No one would ever be able to see it coming. You’d think after your long term lodger anxiety moved in you wouldn’t have any more room for unwanted but persistent houseguests.

Then grief moved in.

Grief arrives in a tidal wave, one that is stronger and more ferocious than the steady prickling of other emotions. It consumes you, drains the life out of you and weighs you down.

Life moves on in a blurry haze. You barely acknowledge people, daily tasks are just a fuzz of necessity and a ways to look like you’re functioning. It takes all your willpower and mental strength to pass off as just mildly getting through the next day, and the next, and the next.

Grief turns you inside out. You trap your emotions, shove them in a box and lock it with an imaginary key. How would anyone understand what you’re personally going through? It’s too personal, therefore it’s not worth even worrying people in the first place. Friends message you and you brush it off. Family offer their condolences and you thank them breezily, as if it’s water off a duck’s back when in fact the water is drowning the duck and the the duck is you.

You’re drowned not only in grief, but in the past. Memories surface, and although you’ve only got a couple of decades worth of them they’re so potent and impactful that although they were once treasured now trigger a fresh wave of sadness. Maybe they can be cherished again, over time.

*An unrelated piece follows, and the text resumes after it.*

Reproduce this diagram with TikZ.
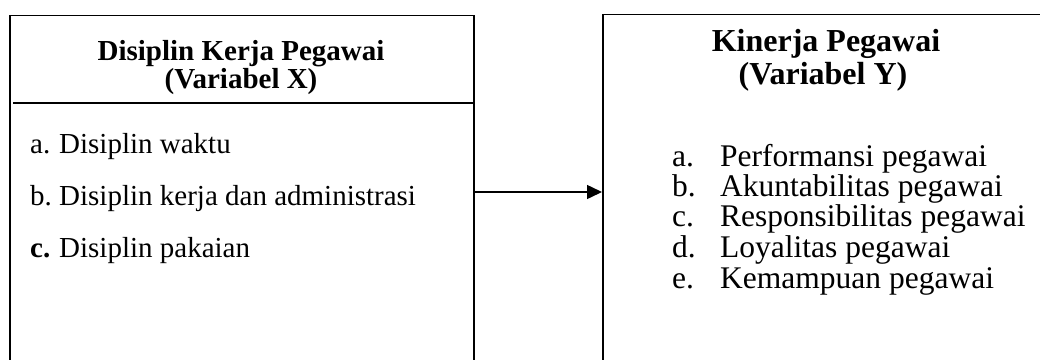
\documentclass[tikz,border=0pt]{standalone}
\usepackage{fontspec}
\setmainfont{Liberation Serif}
\usetikzlibrary{arrows.meta}
\begin{document}
\begin{tikzpicture}[x=1pt,y=-1pt,
  frame/.style={draw, line width=1.6pt, rectangle, inner sep=0pt, anchor=north west},
  lhead/.style={anchor=base, inner sep=0pt, font=\fontsize{29}{34}\selectfont\bfseries},
  rhead/.style={anchor=base, inner sep=0pt, font=\fontsize{32}{38}\selectfont\bfseries},
  litem/.style={anchor=base west, inner sep=0pt, font=\fontsize{29}{34}\selectfont},
  ritem/.style={anchor=base west, inner sep=0pt, font=\fontsize{31.5}{36}\selectfont},
  link/.style={line width=1.5pt, -{Triangle[length=15pt,width=14pt]}}]
\useasboundingbox (0,0) rectangle (1040,359);
\clip (0,0) rectangle (1040,359);

% the two frames run past the lower (and right) edge
\node[frame, minimum width=464pt, minimum height=420pt] (lbox) at (9,14.5) {};
\node[frame, minimum width=520pt, minimum height=420pt] (rbox) at (602,13.5) {};

% left frame: heading, rule, list
\node[lhead] (lh1) at (241,60) {Disiplin Kerja Pegawai};
\node[lhead] (lh2) at (241,88) {(Variabel X)};
\coordinate (rule) at (13,103);
\draw[line width=1.5pt] (rule) -- (lbox.east |- rule);

\node[litem] (la) at (30,153) {a.};
\node[litem] (lat) at (59,153) {Disiplin waktu};
\node[litem] (lb) at (30,205) {b.};
\node[litem] (lbt) at (59,205) {Disiplin kerja dan administrasi};
\node[litem, font=\fontsize{29}{34}\selectfont\bfseries] (lc) at (30,257) {c.};
\node[litem] (lct) at (59,257) {Disiplin pakaian};

% right frame: heading and list
\node[rhead] (rh1) at (826,51) {Kinerja Pegawai};
\node[rhead] (rh2) at (823,84) {(Variabel Y)};

\node[ritem] (ra) at (672,166) {a.};
\node[ritem] (rat) at (720,166) {Performansi pegawai};
\node[ritem] (rb) at (672,196) {b.};
\node[ritem] (rbt) at (720,196) {Akuntabilitas pegawai};
\node[ritem] (rc) at (672,226) {c.};
\node[ritem] (rct) at (720,226) {Responsibilitas pegawai};
\node[ritem] (rd) at (672,257) {d.};
\node[ritem] (rdt) at (720,257) {Loyalitas pegawai};
\node[ritem] (re) at (672,288) {e.};
\node[ritem] (ret) at (720,288) {Kemampuan pegawai};

% connector between the frames
\coordinate (ay) at (0,192);
\draw[link] (lbox.east |- ay) -- (rbox.west |- ay);
\end{tikzpicture}
\end{document}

Maybe one day they can resurface without grief interfering. Maybe one day you’ll be able to open up to the people you care about again, instead of in bursts of helplessness and desperation. Maybe you’ll stop feeling less erratic, and instead you’ll remember how she would have wanted you to move on, and keep going. She wouldn’t have wanted you to let your life shudder to a halt, because she was 78 and you are only 20.

Maybe, there’s hope, but for now, allow me to introduce you to my grief.